Lush made provision for numerous stages, but unfortunately the sound from the different stages overlapped and intertwined, probably due to the distance between stages and the direction the stages were facing. Watching Shotgun Tori with an EDM buzz in the background was such a distraction and if the audience was irritated, I could only imagine how the poor musicians on stage must have felt, having to compete with one or even three acts playing on various stages simultaneously.

Clarens is cold in April. Not just cold, but frosty cold. Lush needs to warn festival goers better to prepare for these conditions. Lush can simply not be tackled without gum boots, mittens, thermal vests, thick socks, padded jackets and long johns. It’s not a walk in the luscious park; it’s survival. Temperatures dropped to around 0-3 degrees at night and even when I wanted to continue partying, the cold weather forced me to call it a night much earlier than I would’ve liked. Perhaps more undercover areas, or even undercover stages, can be considered. Big bonfires where people can warm their bodies, even.

Enough has already been said about the date mix-up. With the original festival dates being set to 14-16 April, it was quite a shock when a line-up of great acts was announced for 13 April. What made this notion even more peculiar was that the long weekend ran from Friday to Monday, so why not have the music days on Friday, Saturday and Sunday and then let people drive back to their destinations on Monday? It didn’t make any sense starting the music on a day when almost all people were still at work.

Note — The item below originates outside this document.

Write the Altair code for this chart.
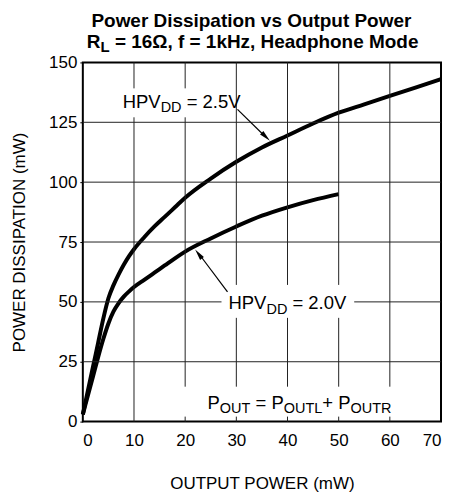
import altair as alt
import pandas as pd

# ---- data ----
x_25 = [0, 1, 2, 3, 4, 5, 6, 7, 8, 9, 10, 12, 14, 16, 18, 20, 25, 30, 35, 40, 45, 50, 55, 60, 65, 70]
y_25 = [3, 13, 23, 33, 43, 51.5, 57, 61.5, 65.5, 69, 72, 77, 81.5, 85.5, 89.5, 93.5, 101.5, 108.5,
        114.5, 119.5, 124.5, 129, 132.5, 136, 139.5, 143]
x_20 = [0, 1, 2, 3, 4, 5, 6, 7, 8, 9, 10, 12, 14, 16, 18, 20, 25, 30, 35, 40, 45, 50]
y_20 = [3, 11, 19, 27, 34.5, 41, 46, 49.5, 52.2, 54.3, 56.2, 59.2, 62.2, 65.2, 68.2, 71, 76.5, 81.5,
        86, 89.5, 92.5, 95]
x_ticks = [0, 10, 20, 30, 40, 50, 60, 70]
y_ticks = [0, 25, 50, 75, 100, 125, 150]

FONT = "Liberation Sans"
W, H = 359, 360
PXX = W / 70.0
PXY = H / 150.0

xs = alt.Scale(domain=[0, 70], nice=False, zero=False)
ys = alt.Scale(domain=[0, 150], nice=False, zero=False)

X_AX = alt.Axis(values=x_ticks, ticks=False, labelPadding=11, title="OUTPUT POWER (mW)",
                titleY=67, titleX=W / 2, titleBaseline="alphabetic", titleAlign="center",
                grid=False, format="d")
Y_AX = alt.Axis(values=y_ticks, ticks=True, tickSize=3, tickColor="black", labelPadding=3,
                title="POWER DISSIPATION (mW)", titleX=-58, titleY=H / 2, titleAngle=270,
                titleBaseline="alphabetic", titleAlign="center", grid=False, format="d")


def X(f):
    return alt.X(f, scale=xs, axis=X_AX)


def Y(f):
    return alt.Y(f, scale=ys, axis=Y_AX)


REG = {' ': .278, '=': .584, '+': .584, '.': .278, ',': .278, 'H': .722, 'P': .667, 'V': .667,
       'D': .722, 'O': .778, 'U': .722, 'T': .611, 'L': .556, 'R': .722}
BLD = {' ': .278, '=': .584, ',': .278, 'R': .722, 'L': .611, 'Ω': .768, 'f': .333, 'k': .556,
       'H': .722, 'z': .5, 'e': .556, 'a': .556, 'd': .611, 'p': .611, 'h': .611, 'o': .611,
       'n': .611, 'M': .833}


def tw(s, size, bold=False):
    t = BLD if bold else REG
    return sum(t.get(c, 0.556) for c in s) * size


def rich(segments, x, y, size, sub, sub_dy, bold=False, pixel=False, center=False):
    total = sum(tw(t, sub if s else size, bold) for t, s in segments)
    layers = []
    off = -total / 2 if center else 0.0
    for text, is_sub in segments:
        fs = sub if is_sub else size
        lead = len(text) - len(text.lstrip(' '))
        core = text.strip(' ')
        start = off + tw(' ' * lead, fs, bold)
        df = pd.DataFrame({"tx": [x], "ty": [y], "t": [core]})
        m = alt.Chart(df).mark_text(
            align="left", baseline="alphabetic", dx=start,
            dy=sub_dy if is_sub else 0, fontSize=fs, font=FONT,
            fontWeight="bold" if bold else "normal", color="black")
        if pixel:
            m = m.encode(x=alt.value(x), y=alt.value(y), text="t:N")
        else:
            m = m.encode(x=X("tx:Q"), y=Y("ty:Q"), text="t:N")
        layers.append(m)
        off += tw(text, fs, bold)
    return layers


def dx_(px):
    return (px - 83) / PXX


def dy_(px):
    return 150 - (px - 62) / PXY


# label boxes (gaps in the grid behind the annotation texts): x0, x1, y0, y1 in data units
label_boxes = [
    (dx_(117), dx_(236), dy_(117), dy_(88)),
    (dx_(222), dx_(355), dy_(318), dy_(285)),
    (dx_(182), dx_(404), dy_(417), dy_(387)),
]


def cut(lo, hi, gaps):
    segs = [(lo, hi)]
    for g0, g1 in sorted(gaps):
        new = []
        for a, b in segs:
            if g1 <= a or g0 >= b:
                new.append((a, b))
            else:
                if g0 > a:
                    new.append((a, g0))
                if g1 < b:
                    new.append((g1, b))
        segs = new
    return segs


rows = []
for v in x_ticks[1:-1]:
    gaps = [(b[2], b[3]) for b in label_boxes if b[0] <= v <= b[1]]
    for a, b in cut(0, 150, gaps):
        rows.append({"gx": v, "gx2": v, "gy": a, "gy2": b})
for v in y_ticks[1:-1]:
    gaps = [(b[0], b[1]) for b in label_boxes if b[2] <= v <= b[3]]
    for a, b in cut(0, 70, gaps):
        rows.append({"gx": a, "gx2": b, "gy": v, "gy2": v})
grid_df = pd.DataFrame(rows)

grid_layer = alt.Chart(grid_df).mark_rule(color="#222222", strokeWidth=1).encode(
    x=X("gx:Q"), x2="gx2:Q", y=Y("gy:Q"), y2="gy2:Q")

curves = pd.DataFrame({
    "cx": x_25 + x_20,
    "cy": y_25 + y_20,
    "s": ["2.5V"] * len(x_25) + ["2.0V"] * len(x_20),
})

line_layer = alt.Chart(curves).mark_line(strokeWidth=4, color="black", interpolate="monotone").encode(
    x=X("cx:Q"), y=Y("cy:Q"), detail="s:N")

# arrows
arrows = pd.DataFrame({
    "ax": [dx_(238), dx_(228)],
    "ay": [dy_(109), dy_(292)],
    "ax2": [dx_(266), dx_(199.5)],
    "ay2": [dy_(136.5), dy_(254)],
})
arrow_lines = alt.Chart(arrows).mark_rule(color="black", strokeWidth=1.2).encode(
    x=X("ax:Q"), x2="ax2:Q", y=Y("ay:Q"), y2="ay2:Q")

HEAD = "M0,-1L0.42,1L-0.42,1Z"
head1 = alt.Chart(pd.DataFrame({"hx": [dx_(266.4)], "hy": [dy_(136.5)]})).mark_point(
    shape=HEAD, filled=True, size=130, angle=134, color="black", opacity=1).encode(
    x=X("hx:Q"), y=Y("hy:Q"))
head2 = alt.Chart(pd.DataFrame({"hx": [dx_(199)], "hy": [dy_(254)]})).mark_point(
    shape=HEAD, filled=True, size=130, angle=323, color="black", opacity=1).encode(
    x=X("hx:Q"), y=Y("hy:Q"))

texts = []
texts += rich([("Power Dissipation vs Output Power", False)], 175.5, -36, 19, 15, 4,
              bold=True, pixel=True, center=True)
texts += rich([("R", False), ("L", True), (" = 16Ω, f = 1kHz, Headphone Mode", False)],
              170, -14.2, 19, 15, 4, bold=True, pixel=True, center=True)
texts += rich([("HPV", False), ("DD", True), (" = 2.5V", False)], dx_(123), dy_(107.3), 18.5, 14.5, 4.5)
texts += rich([("HPV", False), ("DD", True), (" = 2.0V", False)], dx_(229), dy_(309.3), 18.5, 14.5, 4.5)
texts += rich([("P", False), ("OUT", True), (" = P", False), ("OUTL", True), ("+ P", False),
               ("OUTR", True)], dx_(208), dy_(409.3), 18.5, 14.5, 4)

chart = alt.layer(line_layer, grid_layer, arrow_lines, head1, head2, *texts).properties(
    width=W, height=H,
    autosize=alt.AutoSizeParams(type="none"),
    padding={"left": 75, "top": 54, "right": 4, "bottom": 70},
    background="white",
).configure_view(
    stroke="black", strokeWidth=2
).configure_axis(
    domain=False,
    labelFont=FONT, labelFontSize=17, labelColor="black",
    titleFont=FONT, titleFontSize=17, titleFontWeight="normal", titleColor="black",
)

chart.save("out.html", embed_options={"renderer": "svg", "actions": False})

Running a music festival is no easy feat and I’m pretty sure Lush organisers, BreakOut, realises this better than most. For a company that is more well-known for their day events, they have done well with Lush, but I know more can be done to make this a must-visit event in everyone’s festival calendar. If they want to call it Lush, I want to see lush. Start defining this festival’s identity into something profound. At the moment it’s blurry fuzz with only the slightest inkling of solid lines. I put my trust in Lush to become the Lush they want people to rave about, year after year.